Minha avó, que viveu até os 95 anos, era cheia de energia, autonomia e independência. Ela era forte, gentil, humilde e generosa ao mesmo tempo. Era uma grande fonte de inspiração para coisas práticas, como cozinhar com memórias, educar com consciência, brincar com alegria e criar experiências.
Em um mundo cheio de distrações, uma consciência de nossa finitude pode ser nosso guia para escolhas melhores. É uma preparação para o futuro, enraizada em ações simples e cotidianas. Porque, quando finalmente chegarmos ao nosso próprio “deserto do Saara” — o futuro para o qual estamos nos encaminhando — não seremos capazes de mudar quem somos.
Abraçando nossa finitude
Uma consciência saudável de nossa finitude pode desencadear uma poderosa mudança de perspectiva, ajudando-nos a abandonar o que não nos serve mais e a escolher nossas batalhas com mais sabedoria. Ela nos dá a coragem de mudar o que podemos, ao mesmo tempo que aceitamos o que não podemos, e nos permite sair da solidão para um senso de conexão genuína com os outros.
Quando abraçamos essa mentalidade, começamos a nos fazer perguntas diferentes: o que realmente importa para mim? O que quero deixar para trás?
Essas são as perguntas no cerne do documentário “Quantos dias, Quantas noites“, disponível no canal do YouTube do Dr. Drauzio Varella. O filme é um espelho poderoso que reflete nossa relação com o tempo e o envelhecimento. Enquanto especialistas sugerem que a pessoa que viverá até os 150 anos já nasceu, o documentário nos desafia a considerar uma pergunta mais urgente: o que estamos fazendo com essa oportunidade?

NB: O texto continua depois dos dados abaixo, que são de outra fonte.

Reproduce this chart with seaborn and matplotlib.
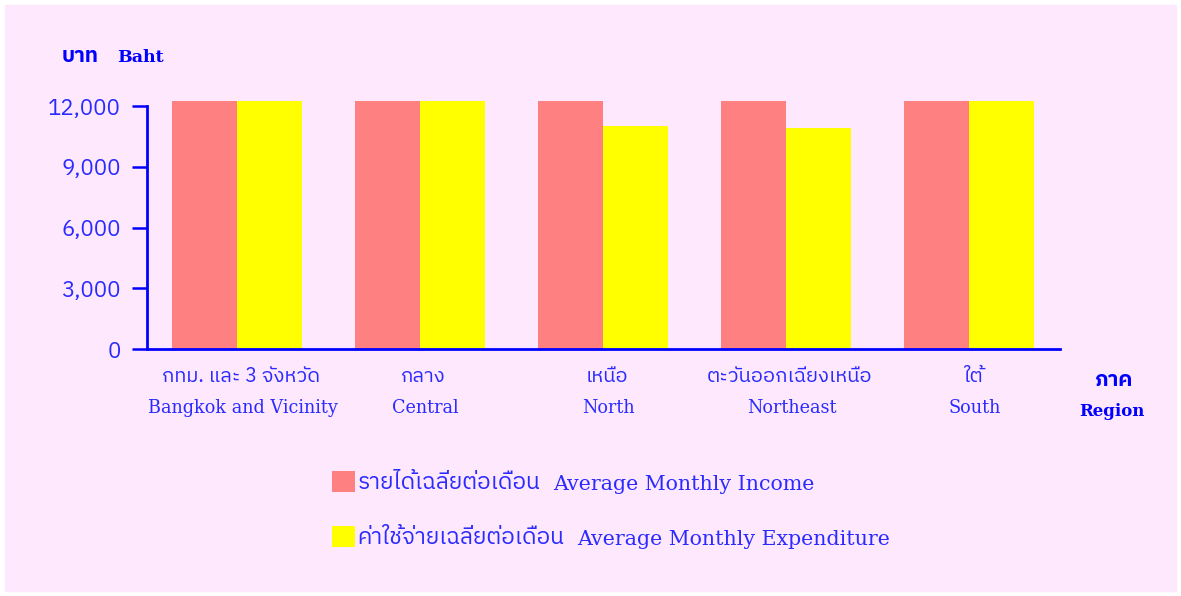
import numpy as np
import pandas as pd
import matplotlib
matplotlib.use('Agg')
import matplotlib.pyplot as plt
import seaborn as sns
from matplotlib.patches import Patch, Rectangle

regions_th = ['กทม. และ 3 จังหวัด', 'กลาง', 'เหนือ', 'ตะวันออกเฉียงเหนือ', 'ใต้']
regions_en = ['Bangkok and Vicinity', 'Central', 'North', 'Northeast', 'South']
income = [12250, 12250, 12250, 12250, 12250]
expenditure = [12250, 12250, 11020, 10910, 12250]
series_th = ['รายได้เฉลี่ยต่อเดือน', 'ค่าใช้จ่ายเฉลี่ยต่อเดือน']
series_en = ['Average Monthly Income', 'Average Monthly Expenditure']
yticks = [0, 3000, 6000, 9000, 12000]

df = pd.DataFrame({
    'region': regions_en * 2,
    'baht': income + expenditure,
    'series': [series_en[0]] * 5 + [series_en[1]] * 5,
})

bg = '#fde8fd'
blue = '#0000ff'
txt = '#2b2bff'
colors = ['#ff8080', '#ffff00']
thai = 'IBM Plex Sans Thai'
serif = 'DejaVu Serif'

sns.set_style('white')
fig = plt.figure(figsize=(11.81, 5.96), dpi=100, facecolor='white')
fig.patches.append(Rectangle((5 / 1181, 5 / 596), 1 - 10 / 1181, 1 - 10 / 596,
                             transform=fig.transFigure, color=bg, zorder=-10))
ax = fig.add_axes([147 / 1181, 1 - 349 / 596, 913 / 1181, 248 / 596])
ax.patch.set_alpha(0)

sns.barplot(data=df, x='region', y='baht', hue='series', palette=colors,
            width=0.71, gap=0, saturation=1, linewidth=0, ax=ax, legend=False)

ax.set_xlim(-0.492, 4.497)
ax.set_ylim(0, 12250)
ax.set_yticks(yticks)
ax.set_yticklabels([f'{v:,}' for v in yticks], color=txt, fontsize=16,
                   family=thai)
ax.set_xticks(range(5))
ax.set_xticklabels([''] * 5)
ax.tick_params(axis='y', length=11, width=1.8, color=blue, pad=8, left=True)
ax.tick_params(axis='x', length=0)
ax.set_xlabel('')
ax.set_ylabel('')
for s in ['top', 'right']:
    ax.spines[s].set_visible(False)
for s in ['left', 'bottom']:
    ax.spines[s].set_color(blue)
    ax.spines[s].set_linewidth(2)
ax.spines['left'].set_bounds(0, 12000)

tr = ax.get_xaxis_transform()
for i in range(5):
    ax.text(i + 0.02, -0.11, regions_th[i], transform=tr, ha='center', va='center',
            color=txt, fontsize=14.5, family=thai)
    ax.text(i + 0.03, -0.238, regions_en[i], transform=tr, ha='center', va='center',
            color=txt, fontsize=12.7, family=serif)

fig.text(62 / 1181, 1 - 57 / 596, 'บาท', ha='left', va='center',
         color=blue, fontsize=15, fontweight='bold', family=thai)
fig.text(117 / 1181, 1 - 57 / 596, 'Baht', ha='left', va='center',
         color=blue, fontsize=12.5, fontweight='bold', family=serif)
fig.text(1113 / 1181, 1 - 380 / 596, 'ภาค', ha='center', va='center',
         color=blue, fontsize=15, fontweight='bold', family=thai)
fig.text(1112 / 1181, 1 - 412 / 596, 'Region', ha='center', va='center',
         color=blue, fontsize=12, fontweight='bold', family=serif)

handles = [Patch(facecolor=c, edgecolor='none') for c in colors]
leg = fig.legend(handles, series_th, loc='upper left',
                 bbox_to_anchor=(323 / 1181, 1 - 462 / 596), frameon=False,
                 prop={'family': thai, 'size': 16.3}, labelcolor=txt,
                 handlelength=1.0, handleheight=1.05, handletextpad=0.12,
                 labelspacing=1.4, borderaxespad=0)

# english part of each legend entry sits right after the thai text
fig.canvas.draw()
for t, en in zip(leg.get_texts(), series_en):
    bb = t.get_window_extent()
    fig.text((bb.x1 + 13) / 1181, (bb.y0 + bb.y1) / 2 / 596 - 1 / 596, en,
             color=txt, fontsize=14.8, family=serif, va='center', ha='left')

fig.savefig('out.png', dpi=100, facecolor=fig.get_facecolor())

Convido a todos a assistir a esse documentário que toca a alma. Ele mergulha em camadas profundas de solidão e desigualdade, mostrando que envelhecer não é o mesmo para todos. O filme deixa claro que, embora alguns possam ter o privilégio de uma longevidade ativa e saudável, muitos enfrentam a dura realidade de barreiras sociais e econômicas. Não se trata apenas de viver mais; trata-se de garantir que nós e nossas comunidades estejamos preparados para viver com qualidade e dignidade.
Como diz Antonio Galdério, renomado fotógrafo brasileiro que teve a carreira interrompida após um grave acidente que o fez perder a memória: “A foto principal está nas sutilezas do entorno”. A vida não é definida pelo tempo que se passa, mas pela riqueza dos detalhes que a preenchem. No fim das contas, devemos ressignificar o conceito de idade, porque ela é apenas um número. A sabedoria está nas escolhas que fazemos para navegar em nossa própria jornada.